→ **Required work**
Copy everything from the line with "Recreate this image" down to the line with "535, 349, 240, 150, 75, 45, 16, 6, 2]", inclusive of both, exactly as written; leave out all pictures.

>> Start Data shown

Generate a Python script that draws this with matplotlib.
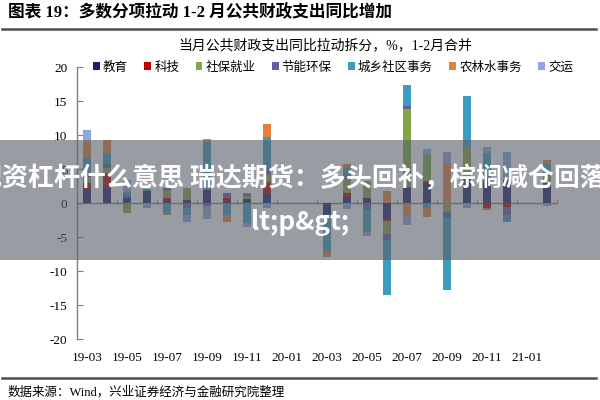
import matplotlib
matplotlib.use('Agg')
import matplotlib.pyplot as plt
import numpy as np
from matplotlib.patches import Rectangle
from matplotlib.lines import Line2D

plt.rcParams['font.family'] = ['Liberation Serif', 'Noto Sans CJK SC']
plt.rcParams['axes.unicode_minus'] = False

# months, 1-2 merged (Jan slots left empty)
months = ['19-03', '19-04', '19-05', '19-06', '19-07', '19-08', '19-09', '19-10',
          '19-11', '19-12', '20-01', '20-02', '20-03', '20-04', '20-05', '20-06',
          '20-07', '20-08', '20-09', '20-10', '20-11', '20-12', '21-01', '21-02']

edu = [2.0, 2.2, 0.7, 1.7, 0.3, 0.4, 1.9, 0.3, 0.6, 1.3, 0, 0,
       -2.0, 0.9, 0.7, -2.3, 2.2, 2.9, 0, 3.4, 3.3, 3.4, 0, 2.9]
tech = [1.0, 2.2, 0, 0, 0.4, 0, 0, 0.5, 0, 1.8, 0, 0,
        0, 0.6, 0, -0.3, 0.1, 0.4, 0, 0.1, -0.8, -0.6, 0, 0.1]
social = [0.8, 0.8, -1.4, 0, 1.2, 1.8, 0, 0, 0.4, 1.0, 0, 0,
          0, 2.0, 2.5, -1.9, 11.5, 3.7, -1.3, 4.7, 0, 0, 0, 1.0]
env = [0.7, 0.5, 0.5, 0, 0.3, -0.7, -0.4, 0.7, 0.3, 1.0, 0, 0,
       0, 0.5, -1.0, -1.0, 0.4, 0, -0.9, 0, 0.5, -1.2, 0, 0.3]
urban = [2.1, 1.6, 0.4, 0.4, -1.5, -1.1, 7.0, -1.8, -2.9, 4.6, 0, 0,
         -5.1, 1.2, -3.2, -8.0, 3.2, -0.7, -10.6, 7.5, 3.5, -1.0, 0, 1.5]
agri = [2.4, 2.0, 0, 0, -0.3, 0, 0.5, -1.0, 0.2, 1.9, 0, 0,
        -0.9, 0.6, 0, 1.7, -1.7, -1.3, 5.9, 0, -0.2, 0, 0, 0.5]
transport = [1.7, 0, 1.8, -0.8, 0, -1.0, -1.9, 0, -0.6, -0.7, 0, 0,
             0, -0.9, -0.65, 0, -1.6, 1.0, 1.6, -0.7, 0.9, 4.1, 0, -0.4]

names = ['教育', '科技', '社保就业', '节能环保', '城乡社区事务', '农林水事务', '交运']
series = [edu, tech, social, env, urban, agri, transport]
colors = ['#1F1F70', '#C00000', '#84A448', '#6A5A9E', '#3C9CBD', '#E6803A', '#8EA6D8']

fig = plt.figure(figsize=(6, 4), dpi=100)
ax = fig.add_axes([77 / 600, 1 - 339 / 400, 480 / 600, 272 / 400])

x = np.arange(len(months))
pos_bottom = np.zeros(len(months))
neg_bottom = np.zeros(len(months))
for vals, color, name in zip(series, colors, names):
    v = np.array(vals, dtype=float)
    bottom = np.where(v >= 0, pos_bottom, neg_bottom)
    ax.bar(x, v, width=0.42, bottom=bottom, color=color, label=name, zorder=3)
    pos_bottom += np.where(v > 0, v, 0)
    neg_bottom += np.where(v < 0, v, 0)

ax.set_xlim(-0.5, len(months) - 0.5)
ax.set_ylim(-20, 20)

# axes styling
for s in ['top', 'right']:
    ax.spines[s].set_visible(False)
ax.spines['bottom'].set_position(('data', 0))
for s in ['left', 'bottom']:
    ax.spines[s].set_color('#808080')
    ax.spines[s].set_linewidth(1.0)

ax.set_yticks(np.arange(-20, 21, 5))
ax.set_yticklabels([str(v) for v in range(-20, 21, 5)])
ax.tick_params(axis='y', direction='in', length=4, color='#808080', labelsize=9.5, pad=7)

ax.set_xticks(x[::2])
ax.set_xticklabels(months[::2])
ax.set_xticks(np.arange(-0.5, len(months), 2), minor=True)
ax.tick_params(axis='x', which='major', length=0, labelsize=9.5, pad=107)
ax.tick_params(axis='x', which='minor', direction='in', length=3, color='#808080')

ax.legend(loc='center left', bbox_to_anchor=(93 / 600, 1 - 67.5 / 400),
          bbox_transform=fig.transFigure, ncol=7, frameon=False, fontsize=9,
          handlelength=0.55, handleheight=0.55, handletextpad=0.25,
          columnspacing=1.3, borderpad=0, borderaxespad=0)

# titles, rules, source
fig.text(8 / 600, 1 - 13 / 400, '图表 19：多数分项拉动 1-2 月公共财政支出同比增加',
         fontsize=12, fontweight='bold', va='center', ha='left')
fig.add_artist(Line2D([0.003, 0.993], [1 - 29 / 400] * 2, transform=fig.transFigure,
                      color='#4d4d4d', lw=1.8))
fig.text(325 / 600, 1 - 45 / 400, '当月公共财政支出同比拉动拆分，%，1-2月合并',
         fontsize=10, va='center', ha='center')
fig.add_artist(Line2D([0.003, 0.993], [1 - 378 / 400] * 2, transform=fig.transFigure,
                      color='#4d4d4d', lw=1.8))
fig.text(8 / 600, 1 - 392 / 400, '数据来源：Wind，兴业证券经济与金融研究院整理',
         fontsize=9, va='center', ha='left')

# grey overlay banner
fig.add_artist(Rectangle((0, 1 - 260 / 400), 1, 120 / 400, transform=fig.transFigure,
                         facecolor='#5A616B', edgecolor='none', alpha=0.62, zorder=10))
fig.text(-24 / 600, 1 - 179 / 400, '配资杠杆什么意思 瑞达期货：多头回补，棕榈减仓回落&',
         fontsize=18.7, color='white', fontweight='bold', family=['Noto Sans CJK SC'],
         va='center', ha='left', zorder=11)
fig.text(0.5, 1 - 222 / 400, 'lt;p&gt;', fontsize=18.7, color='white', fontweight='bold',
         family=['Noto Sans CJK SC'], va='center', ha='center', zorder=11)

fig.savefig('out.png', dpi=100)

>> End Data shown
>> Start Data shown

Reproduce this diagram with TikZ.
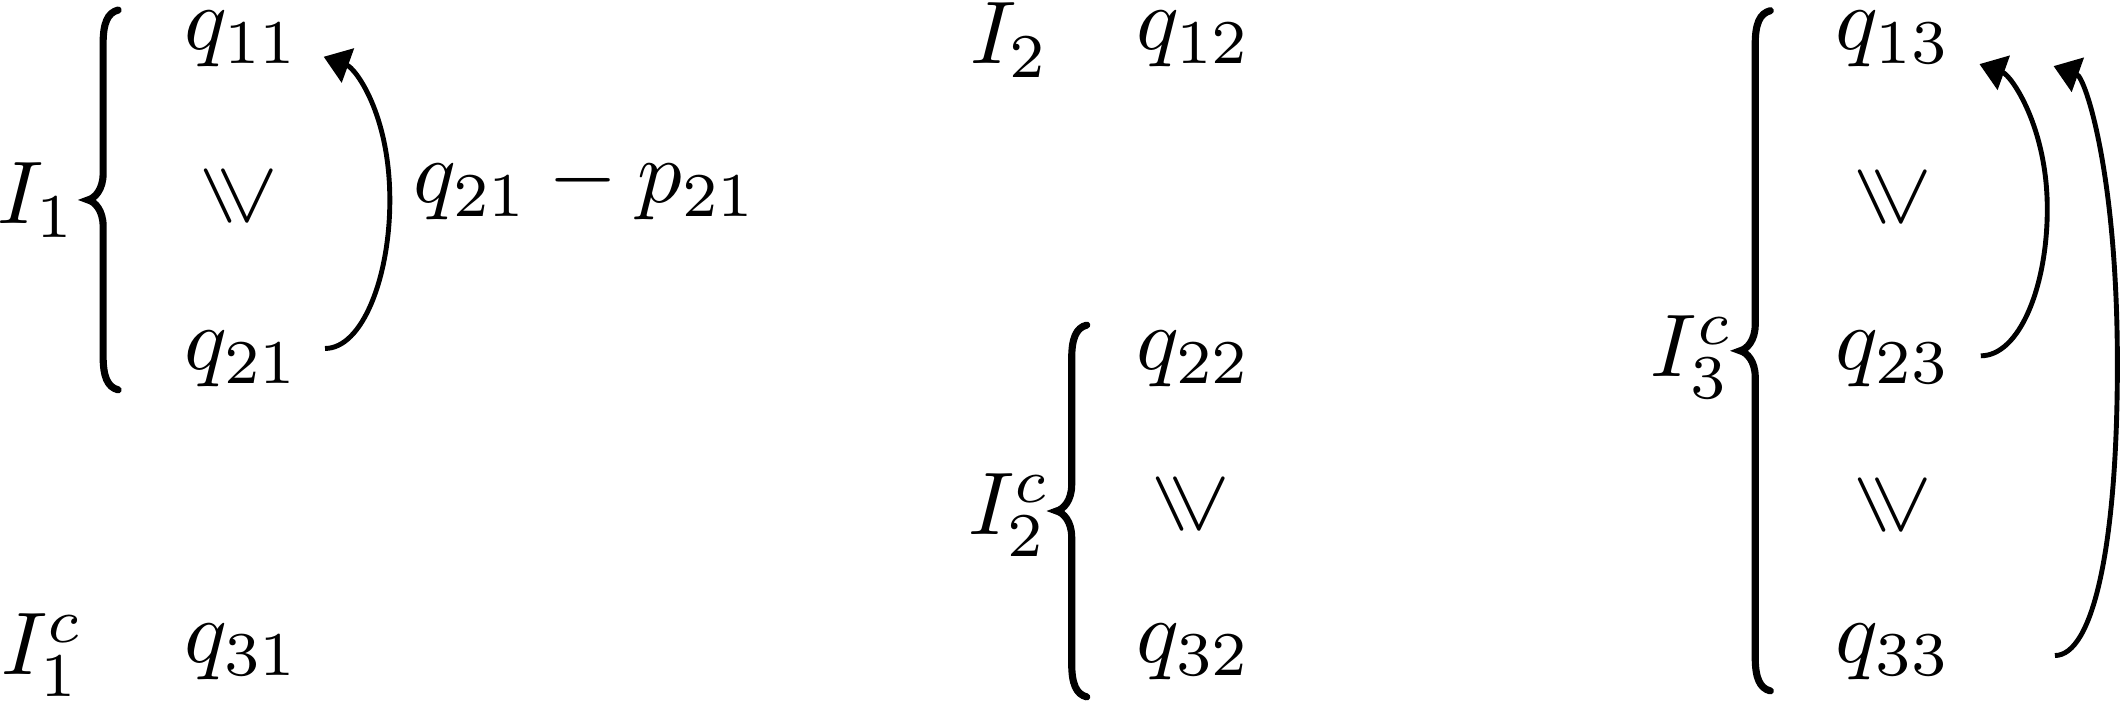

>> End Data shown
>> Start Data shown

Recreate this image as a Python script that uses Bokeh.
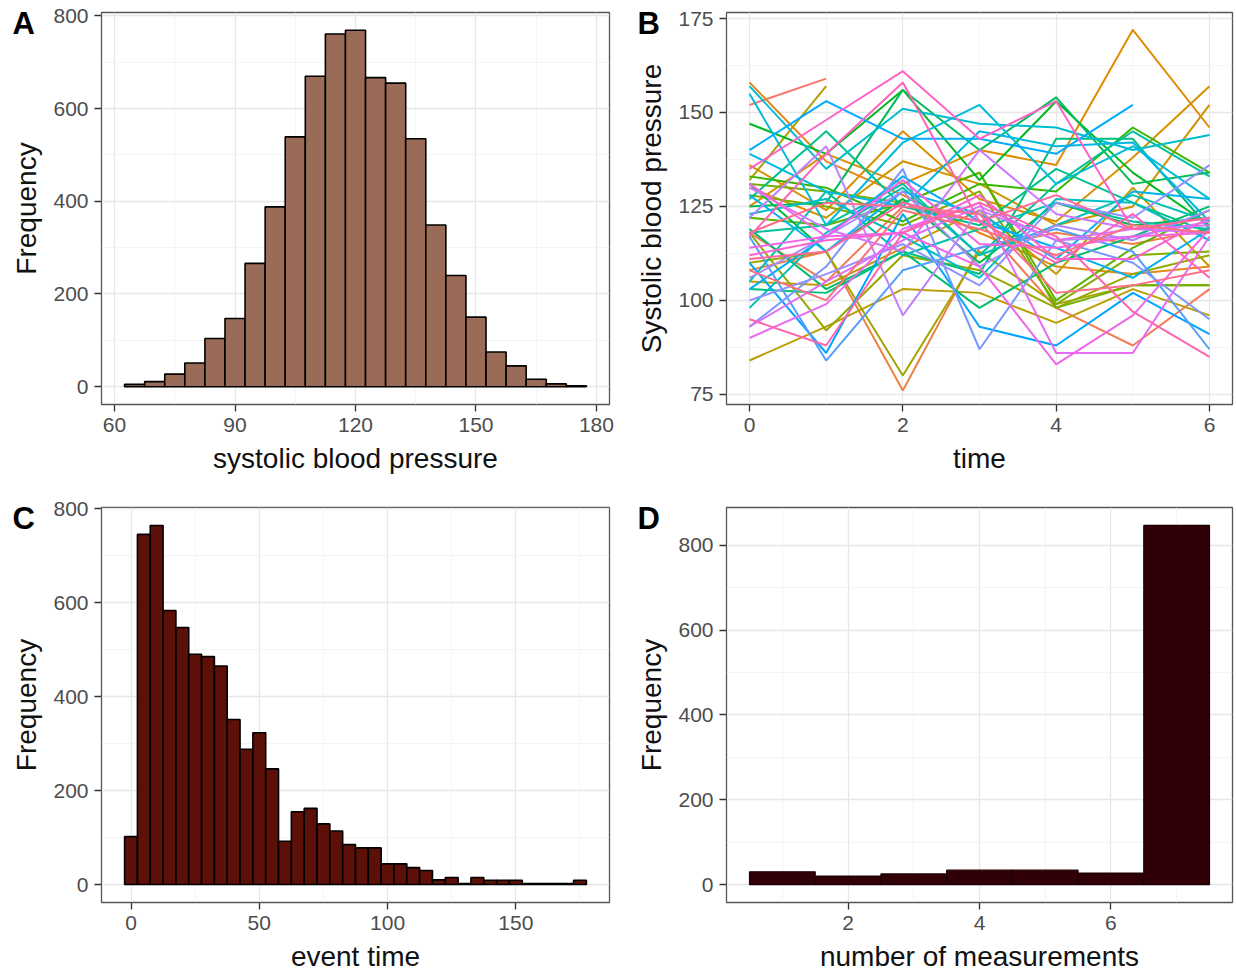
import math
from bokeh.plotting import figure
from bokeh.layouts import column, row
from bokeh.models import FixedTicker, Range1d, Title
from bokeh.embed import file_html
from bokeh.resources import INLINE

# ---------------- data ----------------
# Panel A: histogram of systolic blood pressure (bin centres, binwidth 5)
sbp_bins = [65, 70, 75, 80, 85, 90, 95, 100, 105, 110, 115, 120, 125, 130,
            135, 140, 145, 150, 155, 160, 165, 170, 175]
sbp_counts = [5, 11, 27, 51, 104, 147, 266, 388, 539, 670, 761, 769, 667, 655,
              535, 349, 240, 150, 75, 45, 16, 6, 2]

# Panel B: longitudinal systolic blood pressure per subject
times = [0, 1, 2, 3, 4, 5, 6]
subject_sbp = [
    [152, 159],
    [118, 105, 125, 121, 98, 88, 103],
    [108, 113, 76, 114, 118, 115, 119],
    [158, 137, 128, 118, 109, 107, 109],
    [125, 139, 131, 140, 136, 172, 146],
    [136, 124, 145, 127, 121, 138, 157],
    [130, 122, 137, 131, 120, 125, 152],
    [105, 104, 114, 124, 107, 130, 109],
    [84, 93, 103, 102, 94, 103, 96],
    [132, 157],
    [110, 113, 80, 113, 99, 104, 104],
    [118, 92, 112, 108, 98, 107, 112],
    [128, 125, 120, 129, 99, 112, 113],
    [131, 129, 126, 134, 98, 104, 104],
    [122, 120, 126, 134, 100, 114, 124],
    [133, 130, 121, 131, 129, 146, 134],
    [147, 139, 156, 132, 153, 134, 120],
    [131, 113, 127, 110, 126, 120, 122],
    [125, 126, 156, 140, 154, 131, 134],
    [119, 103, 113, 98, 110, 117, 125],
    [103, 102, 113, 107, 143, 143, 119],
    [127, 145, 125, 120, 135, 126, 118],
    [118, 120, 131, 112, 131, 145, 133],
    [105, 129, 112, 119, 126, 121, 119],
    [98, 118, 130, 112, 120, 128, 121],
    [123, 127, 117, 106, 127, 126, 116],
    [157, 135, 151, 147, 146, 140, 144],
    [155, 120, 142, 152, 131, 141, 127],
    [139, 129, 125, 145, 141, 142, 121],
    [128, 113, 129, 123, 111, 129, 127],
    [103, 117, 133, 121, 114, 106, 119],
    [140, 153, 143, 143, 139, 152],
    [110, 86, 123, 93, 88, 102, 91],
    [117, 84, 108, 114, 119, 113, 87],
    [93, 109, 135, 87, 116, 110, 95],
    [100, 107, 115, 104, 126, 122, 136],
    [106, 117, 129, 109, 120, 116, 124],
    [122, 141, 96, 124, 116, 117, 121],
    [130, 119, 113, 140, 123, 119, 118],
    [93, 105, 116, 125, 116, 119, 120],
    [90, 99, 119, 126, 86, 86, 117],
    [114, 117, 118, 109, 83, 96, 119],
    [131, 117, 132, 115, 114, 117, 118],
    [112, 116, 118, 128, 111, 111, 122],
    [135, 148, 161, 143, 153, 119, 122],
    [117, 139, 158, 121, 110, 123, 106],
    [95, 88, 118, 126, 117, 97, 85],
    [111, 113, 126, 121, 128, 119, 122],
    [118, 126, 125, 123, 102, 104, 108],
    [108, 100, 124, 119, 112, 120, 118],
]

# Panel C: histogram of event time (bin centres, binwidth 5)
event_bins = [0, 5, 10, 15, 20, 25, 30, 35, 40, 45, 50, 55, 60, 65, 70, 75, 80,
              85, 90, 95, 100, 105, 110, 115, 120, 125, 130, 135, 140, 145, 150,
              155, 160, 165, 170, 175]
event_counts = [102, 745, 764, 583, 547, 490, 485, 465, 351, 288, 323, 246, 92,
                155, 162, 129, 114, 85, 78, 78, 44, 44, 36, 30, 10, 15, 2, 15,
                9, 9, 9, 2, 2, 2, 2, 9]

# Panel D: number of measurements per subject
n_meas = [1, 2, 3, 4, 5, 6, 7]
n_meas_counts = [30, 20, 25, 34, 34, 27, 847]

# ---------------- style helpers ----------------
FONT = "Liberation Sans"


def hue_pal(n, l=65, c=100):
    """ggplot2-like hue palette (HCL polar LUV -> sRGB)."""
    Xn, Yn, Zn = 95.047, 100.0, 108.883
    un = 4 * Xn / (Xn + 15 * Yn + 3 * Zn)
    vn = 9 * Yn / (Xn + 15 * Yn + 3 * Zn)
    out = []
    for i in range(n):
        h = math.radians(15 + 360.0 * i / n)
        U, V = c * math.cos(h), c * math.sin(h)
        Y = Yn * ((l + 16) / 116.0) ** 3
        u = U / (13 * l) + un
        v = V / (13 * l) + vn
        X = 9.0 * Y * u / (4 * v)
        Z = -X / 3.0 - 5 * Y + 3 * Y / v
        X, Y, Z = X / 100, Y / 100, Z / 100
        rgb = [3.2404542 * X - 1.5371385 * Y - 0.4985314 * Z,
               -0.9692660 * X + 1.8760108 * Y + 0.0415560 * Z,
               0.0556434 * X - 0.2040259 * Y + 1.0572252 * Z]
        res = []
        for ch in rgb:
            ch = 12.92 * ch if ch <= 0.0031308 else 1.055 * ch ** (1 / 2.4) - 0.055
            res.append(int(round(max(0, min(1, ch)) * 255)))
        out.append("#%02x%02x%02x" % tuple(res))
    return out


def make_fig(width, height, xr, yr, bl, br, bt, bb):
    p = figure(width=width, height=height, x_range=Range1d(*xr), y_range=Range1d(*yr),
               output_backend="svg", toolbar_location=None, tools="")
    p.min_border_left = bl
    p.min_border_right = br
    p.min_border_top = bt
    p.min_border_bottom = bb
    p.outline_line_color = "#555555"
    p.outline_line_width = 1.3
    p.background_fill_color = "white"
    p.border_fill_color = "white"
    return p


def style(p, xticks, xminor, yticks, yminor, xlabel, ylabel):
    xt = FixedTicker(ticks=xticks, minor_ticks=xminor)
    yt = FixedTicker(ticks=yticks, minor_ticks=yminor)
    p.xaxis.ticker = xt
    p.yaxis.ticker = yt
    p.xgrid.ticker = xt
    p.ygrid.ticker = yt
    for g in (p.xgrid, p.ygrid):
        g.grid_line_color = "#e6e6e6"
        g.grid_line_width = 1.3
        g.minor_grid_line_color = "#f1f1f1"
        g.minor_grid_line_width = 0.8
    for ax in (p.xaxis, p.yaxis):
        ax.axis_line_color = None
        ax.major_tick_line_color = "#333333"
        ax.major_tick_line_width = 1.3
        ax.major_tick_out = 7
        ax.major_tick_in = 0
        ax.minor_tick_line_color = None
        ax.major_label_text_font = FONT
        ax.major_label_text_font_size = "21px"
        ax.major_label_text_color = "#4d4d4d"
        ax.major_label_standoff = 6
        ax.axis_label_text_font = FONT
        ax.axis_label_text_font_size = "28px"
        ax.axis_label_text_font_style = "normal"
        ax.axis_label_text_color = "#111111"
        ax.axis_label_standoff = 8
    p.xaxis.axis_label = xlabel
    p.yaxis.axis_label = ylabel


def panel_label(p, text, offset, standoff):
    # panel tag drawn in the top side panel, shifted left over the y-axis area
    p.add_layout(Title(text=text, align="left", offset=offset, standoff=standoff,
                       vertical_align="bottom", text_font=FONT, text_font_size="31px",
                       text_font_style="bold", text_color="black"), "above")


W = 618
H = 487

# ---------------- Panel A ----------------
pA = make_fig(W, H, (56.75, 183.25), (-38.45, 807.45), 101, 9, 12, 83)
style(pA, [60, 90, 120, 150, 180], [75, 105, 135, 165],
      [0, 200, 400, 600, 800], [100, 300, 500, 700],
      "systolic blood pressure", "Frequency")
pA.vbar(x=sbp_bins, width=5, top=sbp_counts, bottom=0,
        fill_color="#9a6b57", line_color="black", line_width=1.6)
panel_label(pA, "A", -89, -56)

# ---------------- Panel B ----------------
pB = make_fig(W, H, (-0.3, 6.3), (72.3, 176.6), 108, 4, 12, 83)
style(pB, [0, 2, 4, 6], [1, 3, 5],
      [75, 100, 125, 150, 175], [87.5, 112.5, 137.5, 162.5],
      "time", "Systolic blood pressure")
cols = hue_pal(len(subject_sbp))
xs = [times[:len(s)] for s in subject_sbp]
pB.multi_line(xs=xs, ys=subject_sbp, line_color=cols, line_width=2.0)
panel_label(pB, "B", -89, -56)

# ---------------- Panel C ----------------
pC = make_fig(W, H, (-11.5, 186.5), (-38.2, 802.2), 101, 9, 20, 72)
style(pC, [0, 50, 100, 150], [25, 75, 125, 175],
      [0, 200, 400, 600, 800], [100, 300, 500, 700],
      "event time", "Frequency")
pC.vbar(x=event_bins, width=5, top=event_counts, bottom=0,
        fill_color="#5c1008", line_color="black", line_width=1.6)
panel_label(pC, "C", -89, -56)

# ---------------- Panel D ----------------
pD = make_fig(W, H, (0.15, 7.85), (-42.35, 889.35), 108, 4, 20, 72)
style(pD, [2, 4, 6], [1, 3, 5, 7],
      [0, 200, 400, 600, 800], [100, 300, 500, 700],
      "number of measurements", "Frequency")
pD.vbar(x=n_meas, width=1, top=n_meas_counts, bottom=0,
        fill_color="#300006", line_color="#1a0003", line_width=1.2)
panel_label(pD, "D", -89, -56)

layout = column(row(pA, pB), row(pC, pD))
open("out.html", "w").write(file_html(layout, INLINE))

>> End Data shown

→ **The completed task**
Recreate this image as a Python script that uses Bokeh.
import math
from bokeh.plotting import figure
from bokeh.layouts import column, row
from bokeh.models import FixedTicker, Range1d, Title
from bokeh.embed import file_html
from bokeh.resources import INLINE

# ---------------- data ----------------
# Panel A: histogram of systolic blood pressure (bin centres, binwidth 5)
sbp_bins = [65, 70, 75, 80, 85, 90, 95, 100, 105, 110, 115, 120, 125, 130,
            135, 140, 145, 150, 155, 160, 165, 170, 175]
sbp_counts = [5, 11, 27, 51, 104, 147, 266, 388, 539, 670, 761, 769, 667, 655,
              535, 349, 240, 150, 75, 45, 16, 6, 2]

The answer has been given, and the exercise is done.